Herbert was forced to think ahead while scarcely out of childhood. At the age of 13, he inherited 3,500 heavily indebted acres around Llanover.
His father Sir John Herbert, Conservative MP for Monmouth and Governor of Bengal, died in Calcutta in 1943 and his mother four years later.
From his twenties, Herbert determined to pay off the debts and improve the condition of the estate: to this end, his American grandmother, Lady Herbert, encouraged him to add a MBA at Harvard Business School to his Eton–Royal Horseguards–Oxford education.
He returned to Wales in 1957 with a suitcase of seed-cones from California’s Redwood forests, which he planted in the park at Llanover: they are now 2 acres of prize-winning Sequoia Sempervirens, each the height of Nelson’s column.
In 1960, he married Margaret Lewis, with whom he had four children before divorcing in 1988.
After a stint as an analyst in New York, Paris and London, he joined a consortium to buy a small merchant bank, Leopold Joseph, whose clients included The Rolling Stones and Cat Stevens.
By 1978, Herbert was chairman and much in demand as an advisor across the City: he joined the boards of the National Westminster Bank, Marks and Spencer and Consolidated Gold Fields.
In 2004, supported by his second wife, Philippa Hooper (née King), he steered Leopold Joseph to a sale to the Bank of Butterfield. It was, wrote The Financial Times, the “end of an era”.
Back in Wales, Herbert inherited another substantial agricultural estate, Llanarth, after the death of his father’s cousin, the Hon. Florens Roch in 1969.
Where others sold cottages, he improved them.

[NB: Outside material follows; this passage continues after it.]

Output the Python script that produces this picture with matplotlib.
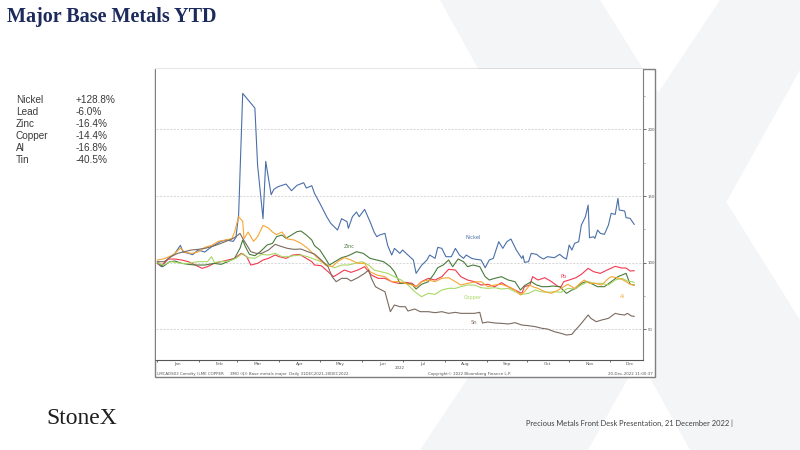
import matplotlib
matplotlib.use("Agg")
import matplotlib.pyplot as plt
import matplotlib.dates as mdates
from matplotlib.patches import Rectangle, Polygon
import pandas as pd

# values (index, 31 Dec 2021 = 100), x = day of 2022
nickel_days = [0, 3, 8, 13, 17, 19, 23, 26, 30, 35, 40, 47, 51, 56, 58, 60, 63, 72, 74, 78,
               80, 84, 86, 89, 95, 99, 103, 108, 110, 114, 116, 120, 125, 128, 133, 136, 140,
               141, 144, 147, 149, 153, 157, 160, 162, 164, 168, 170, 173, 175, 179, 181, 185,
               189, 191, 195, 199, 201, 205, 207, 210, 213, 217, 220, 223, 226, 228, 232, 234,
               239, 242, 245, 248, 252, 255, 258, 261, 265, 269, 270, 271, 274, 276, 280, 282,
               285, 288, 293, 297, 300, 302, 304, 306, 308, 311, 313, 316, 318, 319, 322, 323,
               325, 327, 330, 333, 335, 338, 340, 341, 345, 346, 349, 352]
nickel = [99.5, 97, 103, 107, 113, 108, 107, 106, 109.5, 108, 112, 116, 117, 116, 119, 136, 227,
          216, 173, 133, 176, 151, 155, 157, 159, 154, 158, 160, 156, 157.75, 152, 144.5, 134.5,
          129.5, 124.5, 133, 130.75, 125.75, 134.5, 138, 134.5, 140, 130.75, 123, 119.5, 120.75,
          122, 113, 105.75, 110.75, 107, 109.5, 105.75, 102, 92, 98, 102, 105.75, 103.25, 111.5,
          110.75, 104.5, 104.5, 110.75, 105.75, 103.25, 105.75, 103.25, 102.75, 102, 96.25, 102,
          103.25, 115.75, 110.75, 115.75, 117.75, 109.5, 103.25, 105.25, 100.25, 100.75, 107,
          106.25, 104.5, 102.75, 104.5, 103.75, 106.25, 103.75, 102.75, 113.25, 109.5, 114.5,
          115.75, 128.25, 134.5, 143.25, 118.75, 119.5, 118.25, 124.5, 122, 121.25, 128.25, 137,
          136.25, 148.25, 139.5, 138.75, 133.75, 133.25, 128.75]

lead_days = [0, 3, 8, 13, 18, 23, 28, 33, 37, 42, 47, 52, 57, 62, 66, 69, 74, 78, 82, 87, 90,
             95, 100, 105, 110, 114, 116, 121, 126, 130, 133, 138, 143, 148, 153, 158, 163, 168,
             173, 178, 183, 188, 191, 195, 200, 205, 210, 215, 220, 224, 229, 234, 239, 244, 249,
             254, 259, 264, 269, 271, 275, 277, 281, 286, 291, 296, 298, 300, 304, 309, 313, 318,
             322, 327, 332, 338, 343, 346, 349, 352]
lead = [99.5, 98, 102.75, 102.75, 102, 100.75, 98.25, 95.75, 97, 99.5, 100.75, 102, 103.25, 107,
        104.5, 98.25, 99.5, 102, 103.25, 105.75, 104.5, 103.25, 105.75, 106.25, 103.25, 100.75,
        98.25, 97.75, 93.25, 89.5, 91.25, 94.5, 92.75, 94.5, 97, 90.75, 88.25, 88.25, 85.75, 84.5,
        85.25, 84.5, 82, 85.75, 88.25, 87, 89.5, 95, 94.5, 89.5, 87, 85.75, 83.25, 83.75, 82, 85,
        82, 79.5, 77, 82, 83.25, 89.5, 87, 88.75, 85.75, 82, 82, 85.75, 87, 88.75, 91.25, 95.75,
        93.25, 92, 94.5, 97.25, 96, 96, 93.75, 94]

zinc_days = [0, 4, 9, 13, 18, 23, 28, 35, 42, 47, 52, 57, 61, 63, 65, 68, 72, 76, 81, 85, 88, 92,
             95, 99, 103, 106, 110, 114, 116, 120, 124, 127, 131, 136, 141, 147, 152, 157, 162,
             167, 172, 175, 179, 184, 188, 191, 195, 200, 204, 207, 211, 215, 218, 222, 226, 229,
             233, 238, 242, 245, 249, 254, 259, 264, 268, 271, 276, 280, 284, 288, 292, 297, 302,
             306, 309, 313, 317, 320, 325, 330, 335, 340, 346, 349, 352]
zinc = [100.75, 97, 100.75, 101.25, 99.5, 98.75, 98.25, 98.25, 99.5, 98.75, 100.75, 103.25,
        110.75, 117, 112, 106.25, 105.25, 108.25, 113.25, 114.5, 119.5, 120.75, 118.25, 120.75,
        123.25, 123.75, 120.75, 117, 112.75, 109.5, 103.25, 98.25, 100.75, 103.75, 105.25,
        108.25, 107, 103.25, 102, 100.75, 97, 93.25, 84.5, 84.5, 83.75, 80.25, 83.75, 85.75,
        91.25, 96.25, 98.25, 102, 97, 102.75, 100.75, 97, 98.25, 97, 89.5, 87, 88.25, 89.5, 87,
        85.75, 79.5, 82.75, 85.75, 83.25, 82, 82, 82.5, 82, 77, 79.5, 80.75, 84.5, 86, 84.5, 82,
        82, 85.75, 89.5, 92, 83.75, 83.25]

copper_days = [0, 4, 10, 18, 23, 30, 37, 40, 42, 47, 53, 58, 63, 67, 72, 77, 82, 87, 92, 96,
               101, 106, 111, 116, 121, 126, 131, 136, 141, 146, 151, 156, 160, 165, 170, 175,
               180, 185, 190, 195, 200, 205, 210, 215, 220, 224, 229, 234, 239, 244, 249, 254,
               259, 264, 269, 274, 279, 283, 288, 293, 298, 303, 308, 313, 318, 323, 328, 333,
               338, 343, 347, 350, 352]
copper = [100, 98.25, 100.75, 99.5, 99.5, 100.75, 100.75, 104.5, 100.25, 100.75, 101.25, 103.25,
          107, 103.75, 103.25, 106.25, 105.75, 107, 104.5, 104.5, 105.25, 105.75, 104.5, 102.5,
          100.75, 98.25, 96.25, 98.25, 98.25, 99.5, 100.75, 98.25, 94.5, 93.25, 92, 89.5, 87,
          83.25, 78.25, 74.5, 77, 76.25, 79.5, 80.75, 80.75, 82, 83.25, 83.25, 81.25, 80.75,
          81.25, 80.25, 80.75, 78.25, 76.25, 77, 79.5, 78.25, 77.75, 78.25, 77.75, 80.75, 80.25,
          83.25, 85.75, 84.5, 84.5, 83.25, 87, 88.25, 86.25, 85.75, 85.25]

al_days = [0, 5, 12, 17, 20, 25, 30, 35, 40, 45, 50, 55, 57, 60, 63, 64, 67, 71, 74, 78, 82, 85,
           88, 92, 96, 101, 106, 111, 116, 120, 124, 129, 133, 138, 143, 148, 153, 157, 162, 168,
           173, 178, 183, 188, 191, 195, 200, 205, 210, 215, 220, 224, 229, 234, 239, 244, 249,
           254, 259, 264, 268, 271, 275, 277, 281, 286, 291, 296, 300, 303, 308, 312, 315, 319,
           323, 328, 333, 335, 339, 343, 346, 349, 352]
al = [102, 103, 106, 111, 108, 107, 108, 111.5, 113, 116, 117, 118, 123, 134.5, 131, 118, 123,
      116, 119.5, 128, 126, 123, 121, 123, 117.75, 117, 114.5, 110.75, 105.75, 102, 98.25, 97,
      100.75, 103.75, 102, 99.5, 99.5, 93.25, 90.75, 89.5, 85.75, 85.75, 84.5, 83.25, 82, 85.75,
      87, 85.75, 88.25, 88.75, 85.75, 83.25, 84.5, 85.5, 85.75, 82, 83.25, 83.75, 82, 79.5, 75.75,
      78.25, 83.25, 82, 80.75, 78.25, 77, 79.5, 82, 83.75, 80.75, 84.5, 87, 84.5, 84.5, 83.25,
      88.25, 89.5, 88.75, 87.5, 85.75, 83.75, 83.25]

tin_days = [0, 5, 10, 15, 20, 25, 30, 35, 40, 45, 50, 55, 58, 61, 63, 66, 69, 73, 77, 82, 87, 92,
            96, 101, 106, 111, 116, 121, 126, 129, 132, 136, 140, 143, 148, 153, 156, 158, 161,
            164, 168, 172, 175, 179, 183, 185, 190, 194, 200, 205, 210, 215, 220, 224, 229, 234,
            238, 240, 244, 249, 254, 259, 264, 269, 274, 279, 284, 288, 293, 298, 302, 306, 308,
            312, 315, 318, 320, 324, 328, 333, 338, 341, 345, 347, 350, 352]
tin = [100.75, 100.75, 104.5, 107, 108.25, 109.5, 110, 110.75, 112, 113.75, 115.75, 117.75, 119.5,
       122, 118.25, 113.25, 108.25, 107, 107, 109.5, 113.75, 112, 110.75, 110, 110.25, 108.25,
       106.5, 102, 97, 89.5, 85.75, 88.25, 88.25, 86.25, 88.75, 92, 94.5, 88.25, 82, 80.25, 78.25,
       63.25, 68.25, 67, 67, 63.75, 65.25, 63.25, 63.25, 62.5, 63.25, 62, 62.75, 62, 62, 62,
       62.75, 54.75, 55.5, 54.75, 54.5, 54, 55, 53.25, 52.75, 52, 50.75, 50.25, 48.25, 47, 45.75,
       46.25, 48.75, 53.25, 57, 60.75, 58.25, 55.75, 57, 58.25, 62, 61.25, 60.75, 62, 60, 59.75]

series = [
    ("Nickel", nickel_days, nickel, "#4a6fa8", 233, 119),
    ("Pb", lead_days, lead, "#f2384f", 300, 90),
    ("Zinc", zinc_days, zinc, "#4a7a3c", 142, 112),
    ("Copper", copper_days, copper, "#a9d866", 233, 74),
    ("Al", al_days, al, "#f7a633", 343, 75),
    ("Sn", tin_days, tin, "#7b6a60", 234, 55.5),
]

summary_names = ["Nickel", "Lead", "Zinc", "Copper", "Al", "Tin"]
summary_changes = ["+128.8%", "-6.0%", "-16.4%", "-14.4%", "-16.8%", "-40.5%"]

start = pd.Timestamp("2022-01-01")


def to_dates(days):
    return start + pd.to_timedelta(days, unit="D")


W, H = 800, 450
fig = plt.figure(figsize=(8, 4.5), dpi=100)
fig.patch.set_facecolor("white")


def fx(px):
    return px / W


def fy(py):
    return 1 - py / H


# faint StoneX "X" watermark
wm = "#f4f5f7"
fig.patches.append(Polygon([(fx(440), fy(0)), (fx(600), fy(0)), (fx(800), fy(320)),
                            (fx(800), fy(450)), (fx(690), fy(450))],
                           closed=True, transform=fig.transFigure, facecolor=wm,
                           edgecolor="none", zorder=0))
fig.patches.append(Polygon([(fx(720), fy(0)), (fx(800), fy(0)), (fx(800), fy(70)),
                            (fx(588), fy(450)), (fx(420), fy(450))],
                           closed=True, transform=fig.transFigure, facecolor=wm,
                           edgecolor="none", zorder=0))

# chart frame
fig.patches.append(Rectangle((fx(155), fy(377)), fx(655) - fx(155), fy(69) - fy(377),
                             transform=fig.transFigure, facecolor="white",
                             edgecolor="#7f7f7f", linewidth=1.0, zorder=1))

ax = fig.add_axes([fx(156), fy(360), fx(643) - fx(156), fy(69) - fy(360)], zorder=2)
ax.set_facecolor("white")

for name, d, v, col, lx, ly in series:
    ax.plot(to_dates(d), v, color=col, lw=0.8)
    ax.text(start + pd.Timedelta(days=lx), ly, name, color=col, fontsize=3.6,
            ha="center", va="center")

ax.set_ylim(27.0, 245.3)
ax.set_xlim(start - pd.Timedelta(days=1), start + pd.Timedelta(days=358.5))

for g in [50, 100, 150, 200]:
    ax.axhline(g, color="#c8c8c8", lw=0.5, ls=(0, (3, 2)), zorder=0)

ax.yaxis.tick_right()
ax.set_yticks([50, 100, 150, 200])
ax.set_yticks([75, 125, 175, 225], minor=True)
ax.tick_params(axis="y", which="major", direction="out", length=2, width=0.6,
               labelsize=2.8, colors="#555555", pad=1.5)
ax.tick_params(axis="y", which="minor", direction="out", length=1.2, width=0.4,
               colors="#777777")

ax.xaxis.set_major_locator(mdates.MonthLocator())
ax.xaxis.set_major_formatter(plt.NullFormatter())
ax.xaxis.set_minor_locator(mdates.MonthLocator(bymonthday=16))
ax.xaxis.set_minor_formatter(mdates.DateFormatter("%b"))
ax.tick_params(axis="x", which="major", direction="out", length=1.5, width=0.6,
               colors="#555555")
ax.tick_params(axis="x", which="minor", length=0, labelsize=3.2, labelcolor="#555555",
               pad=1.5)

for side in ["left", "top"]:
    ax.spines[side].set_visible(False)
ax.spines["right"].set_color("#7f7f7f")
ax.spines["right"].set_linewidth(0.8)
ax.spines["bottom"].set_color("#555555")
ax.spines["bottom"].set_linewidth(0.8)

small = dict(fontsize=2.9, color="#555555", va="center", zorder=3)
fig.text(fx(400), fy(368), "2022", ha="center", **small)
fig.text(fx(157), fy(374), "LMCADS03 Comdty (LME COPPER     3MO ($)) Base metals major  "
         "Daily 31DEC2021-20DEC2022", ha="left", **small)
fig.text(fx(470), fy(374), "Copyright\u00a9 2022 Bloomberg Finance L.P.", ha="center", **small)
fig.text(fx(653), fy(374), "20-Dec-2022 11:00:37", ha="right", **small)

# title
fig.text(fx(7), fy(17), "Major Base Metals YTD", fontsize=14.5, fontweight="bold",
         family="Liberation Serif", color="#1c2a5c", va="center", ha="left")

# YTD summary
for i, (n, c) in enumerate(zip(summary_names, summary_changes)):
    y = fy(100 + 12 * i)
    fig.text(fx(16), y, n, fontsize=7.2, family="Liberation Sans", color="#3a3a3a",
             va="center")
    fig.text(fx(76), y, c, fontsize=7.2, family="Liberation Sans", color="#3a3a3a",
             va="center")

# logo and footer
fig.text(fx(46), fy(418), "StoneX", fontsize=17, family="Liberation Serif",
         color="#1e1e1e", va="center", ha="left")
fig.text(fx(733), fy(423), "Precious Metals Front Desk Presentation, 21 December 2022 |",
         fontsize=5.45, family="Lato", color="#404040", va="center", ha="right")

fig.savefig("out.png", dpi=100, facecolor="white")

He invested in farms, woods, rivers and people.
In 1973, a BBC journalist libelled him by suggesting otherwise: Herbert was awarded a significant sum in damages, which he donated to the National Trust.
For the Queen’s Silver Jubilee in 1977, he planted a mulberry or a walnut tree in every garden on the estates.

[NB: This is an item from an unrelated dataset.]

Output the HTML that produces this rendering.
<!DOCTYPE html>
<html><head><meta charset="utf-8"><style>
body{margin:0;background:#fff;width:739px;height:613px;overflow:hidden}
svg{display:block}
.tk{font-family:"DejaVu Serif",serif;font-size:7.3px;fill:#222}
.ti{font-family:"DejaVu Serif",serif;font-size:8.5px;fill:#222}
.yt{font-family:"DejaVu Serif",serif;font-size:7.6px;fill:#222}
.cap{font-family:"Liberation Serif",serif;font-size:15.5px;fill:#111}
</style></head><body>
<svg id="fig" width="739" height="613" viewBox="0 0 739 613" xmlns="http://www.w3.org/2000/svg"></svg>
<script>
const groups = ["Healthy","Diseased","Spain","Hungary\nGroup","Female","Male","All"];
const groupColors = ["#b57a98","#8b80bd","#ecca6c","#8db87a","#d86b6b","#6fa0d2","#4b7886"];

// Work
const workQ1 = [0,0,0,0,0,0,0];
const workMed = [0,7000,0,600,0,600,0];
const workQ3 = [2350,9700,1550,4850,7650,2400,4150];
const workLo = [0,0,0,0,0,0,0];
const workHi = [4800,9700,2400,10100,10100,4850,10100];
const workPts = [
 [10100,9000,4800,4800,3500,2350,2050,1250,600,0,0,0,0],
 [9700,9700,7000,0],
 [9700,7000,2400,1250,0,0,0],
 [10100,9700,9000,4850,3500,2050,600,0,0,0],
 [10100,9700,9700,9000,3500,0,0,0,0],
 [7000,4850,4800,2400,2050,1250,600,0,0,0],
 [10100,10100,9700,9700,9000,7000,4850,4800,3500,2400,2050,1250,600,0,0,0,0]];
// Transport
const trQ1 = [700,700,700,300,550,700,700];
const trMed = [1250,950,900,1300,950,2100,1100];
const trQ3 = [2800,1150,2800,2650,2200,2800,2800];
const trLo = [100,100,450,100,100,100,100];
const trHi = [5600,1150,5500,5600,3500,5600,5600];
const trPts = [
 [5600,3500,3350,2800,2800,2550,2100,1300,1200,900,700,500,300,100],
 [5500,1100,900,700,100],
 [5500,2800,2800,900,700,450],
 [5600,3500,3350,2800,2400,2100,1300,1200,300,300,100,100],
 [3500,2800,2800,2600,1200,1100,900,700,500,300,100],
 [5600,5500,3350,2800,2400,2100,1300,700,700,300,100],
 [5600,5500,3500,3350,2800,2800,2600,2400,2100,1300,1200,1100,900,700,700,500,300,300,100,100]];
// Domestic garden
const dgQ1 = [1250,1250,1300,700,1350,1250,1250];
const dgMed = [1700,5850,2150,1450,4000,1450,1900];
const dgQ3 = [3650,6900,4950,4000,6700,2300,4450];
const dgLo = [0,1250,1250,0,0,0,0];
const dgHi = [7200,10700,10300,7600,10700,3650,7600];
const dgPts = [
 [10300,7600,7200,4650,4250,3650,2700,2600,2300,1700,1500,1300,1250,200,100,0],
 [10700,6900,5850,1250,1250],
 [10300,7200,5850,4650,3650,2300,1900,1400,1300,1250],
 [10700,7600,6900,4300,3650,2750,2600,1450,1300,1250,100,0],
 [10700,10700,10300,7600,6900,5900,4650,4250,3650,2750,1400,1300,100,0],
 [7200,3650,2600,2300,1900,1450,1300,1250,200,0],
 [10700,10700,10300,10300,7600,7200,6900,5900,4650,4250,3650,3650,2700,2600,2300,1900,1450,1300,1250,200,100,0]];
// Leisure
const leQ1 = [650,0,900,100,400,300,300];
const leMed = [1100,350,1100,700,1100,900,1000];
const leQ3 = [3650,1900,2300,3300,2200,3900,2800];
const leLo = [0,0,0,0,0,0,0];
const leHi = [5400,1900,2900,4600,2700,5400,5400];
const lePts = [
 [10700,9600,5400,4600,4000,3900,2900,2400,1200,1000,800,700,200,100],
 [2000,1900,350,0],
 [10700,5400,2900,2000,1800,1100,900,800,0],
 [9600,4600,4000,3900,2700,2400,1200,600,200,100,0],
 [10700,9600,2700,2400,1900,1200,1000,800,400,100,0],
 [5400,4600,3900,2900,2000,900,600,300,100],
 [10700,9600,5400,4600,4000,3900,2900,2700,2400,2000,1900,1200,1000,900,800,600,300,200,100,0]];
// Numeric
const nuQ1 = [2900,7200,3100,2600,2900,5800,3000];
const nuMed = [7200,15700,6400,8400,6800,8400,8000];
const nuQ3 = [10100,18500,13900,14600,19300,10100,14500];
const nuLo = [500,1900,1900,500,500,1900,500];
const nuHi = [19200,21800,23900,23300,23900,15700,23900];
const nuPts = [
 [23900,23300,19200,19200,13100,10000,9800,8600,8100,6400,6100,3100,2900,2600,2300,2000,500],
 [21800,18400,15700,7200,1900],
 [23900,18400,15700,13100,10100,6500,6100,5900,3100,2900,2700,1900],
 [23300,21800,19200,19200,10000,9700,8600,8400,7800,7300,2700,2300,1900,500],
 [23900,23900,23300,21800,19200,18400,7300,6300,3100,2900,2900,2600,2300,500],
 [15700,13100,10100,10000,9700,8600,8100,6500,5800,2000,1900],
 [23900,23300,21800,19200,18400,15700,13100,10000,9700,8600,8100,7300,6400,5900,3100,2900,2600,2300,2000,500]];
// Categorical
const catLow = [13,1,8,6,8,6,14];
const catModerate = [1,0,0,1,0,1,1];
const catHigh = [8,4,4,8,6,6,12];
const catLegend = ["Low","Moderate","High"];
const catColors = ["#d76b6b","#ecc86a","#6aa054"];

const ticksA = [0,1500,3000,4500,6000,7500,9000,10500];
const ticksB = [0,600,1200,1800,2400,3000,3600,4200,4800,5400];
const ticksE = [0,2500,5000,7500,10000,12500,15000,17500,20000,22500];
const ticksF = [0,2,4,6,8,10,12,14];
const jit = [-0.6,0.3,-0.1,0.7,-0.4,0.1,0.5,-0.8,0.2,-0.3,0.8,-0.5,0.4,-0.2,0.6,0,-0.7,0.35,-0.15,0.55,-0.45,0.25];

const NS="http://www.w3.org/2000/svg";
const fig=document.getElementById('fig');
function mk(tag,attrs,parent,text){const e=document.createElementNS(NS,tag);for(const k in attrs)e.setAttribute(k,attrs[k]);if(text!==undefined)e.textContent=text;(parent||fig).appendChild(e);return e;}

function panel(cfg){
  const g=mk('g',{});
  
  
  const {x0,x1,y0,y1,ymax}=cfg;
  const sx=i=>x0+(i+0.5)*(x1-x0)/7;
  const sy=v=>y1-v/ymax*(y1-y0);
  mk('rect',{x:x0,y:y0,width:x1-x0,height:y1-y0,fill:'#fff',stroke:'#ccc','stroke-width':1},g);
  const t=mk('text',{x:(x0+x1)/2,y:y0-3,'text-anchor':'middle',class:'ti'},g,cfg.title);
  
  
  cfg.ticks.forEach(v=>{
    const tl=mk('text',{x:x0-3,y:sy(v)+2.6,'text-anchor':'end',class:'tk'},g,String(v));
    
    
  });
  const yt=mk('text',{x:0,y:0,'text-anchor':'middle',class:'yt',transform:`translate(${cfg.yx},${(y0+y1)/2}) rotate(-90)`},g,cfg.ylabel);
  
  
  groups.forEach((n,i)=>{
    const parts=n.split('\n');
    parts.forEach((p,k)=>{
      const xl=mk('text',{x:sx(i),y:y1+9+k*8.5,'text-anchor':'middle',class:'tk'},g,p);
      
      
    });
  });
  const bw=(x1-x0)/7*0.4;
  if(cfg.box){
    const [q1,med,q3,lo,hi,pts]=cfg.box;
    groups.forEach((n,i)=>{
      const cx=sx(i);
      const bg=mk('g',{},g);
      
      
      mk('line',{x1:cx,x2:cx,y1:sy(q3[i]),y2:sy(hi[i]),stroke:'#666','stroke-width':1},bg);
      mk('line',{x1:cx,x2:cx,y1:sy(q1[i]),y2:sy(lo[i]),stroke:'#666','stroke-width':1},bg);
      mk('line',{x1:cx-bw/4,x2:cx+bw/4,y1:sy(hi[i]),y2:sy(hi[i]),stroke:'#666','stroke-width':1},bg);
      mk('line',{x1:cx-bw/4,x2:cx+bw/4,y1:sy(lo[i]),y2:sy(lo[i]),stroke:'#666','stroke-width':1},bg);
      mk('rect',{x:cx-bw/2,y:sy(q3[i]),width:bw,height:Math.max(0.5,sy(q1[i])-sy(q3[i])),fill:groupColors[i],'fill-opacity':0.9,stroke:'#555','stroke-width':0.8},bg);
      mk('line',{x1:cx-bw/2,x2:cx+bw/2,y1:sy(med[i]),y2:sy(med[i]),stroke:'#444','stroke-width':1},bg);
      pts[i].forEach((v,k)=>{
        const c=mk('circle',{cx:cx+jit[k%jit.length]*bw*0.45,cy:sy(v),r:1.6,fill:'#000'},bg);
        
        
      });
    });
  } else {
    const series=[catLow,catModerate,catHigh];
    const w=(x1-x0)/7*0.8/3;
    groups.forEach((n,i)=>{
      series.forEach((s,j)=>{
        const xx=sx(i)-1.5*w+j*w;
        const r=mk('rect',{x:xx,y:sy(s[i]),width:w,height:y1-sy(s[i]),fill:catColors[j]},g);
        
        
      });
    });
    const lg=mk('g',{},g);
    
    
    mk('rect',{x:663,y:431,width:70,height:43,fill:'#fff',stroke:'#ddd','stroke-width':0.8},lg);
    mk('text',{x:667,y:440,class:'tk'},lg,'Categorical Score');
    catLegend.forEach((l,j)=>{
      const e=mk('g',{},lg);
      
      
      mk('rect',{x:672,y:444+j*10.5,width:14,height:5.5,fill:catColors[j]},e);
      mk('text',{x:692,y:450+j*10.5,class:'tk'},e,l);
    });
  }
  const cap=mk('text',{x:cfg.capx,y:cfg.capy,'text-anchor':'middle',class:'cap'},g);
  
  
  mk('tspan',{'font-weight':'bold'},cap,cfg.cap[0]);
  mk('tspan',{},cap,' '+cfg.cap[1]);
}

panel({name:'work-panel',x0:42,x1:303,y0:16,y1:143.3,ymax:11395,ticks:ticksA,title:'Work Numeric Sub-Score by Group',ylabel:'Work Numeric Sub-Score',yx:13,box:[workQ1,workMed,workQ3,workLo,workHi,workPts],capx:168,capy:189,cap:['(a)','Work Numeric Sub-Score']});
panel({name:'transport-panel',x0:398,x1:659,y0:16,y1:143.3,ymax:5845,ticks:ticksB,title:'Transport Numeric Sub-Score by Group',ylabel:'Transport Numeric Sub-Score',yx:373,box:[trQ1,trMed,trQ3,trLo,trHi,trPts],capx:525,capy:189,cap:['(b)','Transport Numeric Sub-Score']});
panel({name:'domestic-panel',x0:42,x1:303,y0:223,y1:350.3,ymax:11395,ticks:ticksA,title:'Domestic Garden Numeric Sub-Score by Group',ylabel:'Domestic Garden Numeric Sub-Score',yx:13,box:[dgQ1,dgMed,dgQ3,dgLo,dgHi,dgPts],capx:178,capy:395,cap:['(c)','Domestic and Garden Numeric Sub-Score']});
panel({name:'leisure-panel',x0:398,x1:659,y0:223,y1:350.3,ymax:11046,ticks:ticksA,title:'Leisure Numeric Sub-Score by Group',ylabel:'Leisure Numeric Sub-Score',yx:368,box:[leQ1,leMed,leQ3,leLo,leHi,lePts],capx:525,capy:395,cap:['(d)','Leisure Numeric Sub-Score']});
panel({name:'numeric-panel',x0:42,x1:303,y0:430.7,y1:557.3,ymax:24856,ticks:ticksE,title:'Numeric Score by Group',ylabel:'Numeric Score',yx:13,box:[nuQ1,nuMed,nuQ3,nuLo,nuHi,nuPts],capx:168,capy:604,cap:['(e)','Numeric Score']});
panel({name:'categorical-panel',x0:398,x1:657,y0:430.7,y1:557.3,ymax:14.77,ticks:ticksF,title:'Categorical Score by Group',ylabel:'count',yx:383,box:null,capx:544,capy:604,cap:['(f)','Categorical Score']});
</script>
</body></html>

From 1999, when he handed the care of Llanover–and its prize-winning flock of Black Welsh Mountain sheep–to his daughter, Elizabeth Murray, he created a new garden with Philippa around their home in Llanbedr, Crickhowell, 800 ft above sea level.
Robin Herbert leaves five children: Elizabeth Murray and Ben Herbert live in Monmouthshire; Susannah Ford in London; Richard Herbert in New York and James Hooper in Gloucestershire.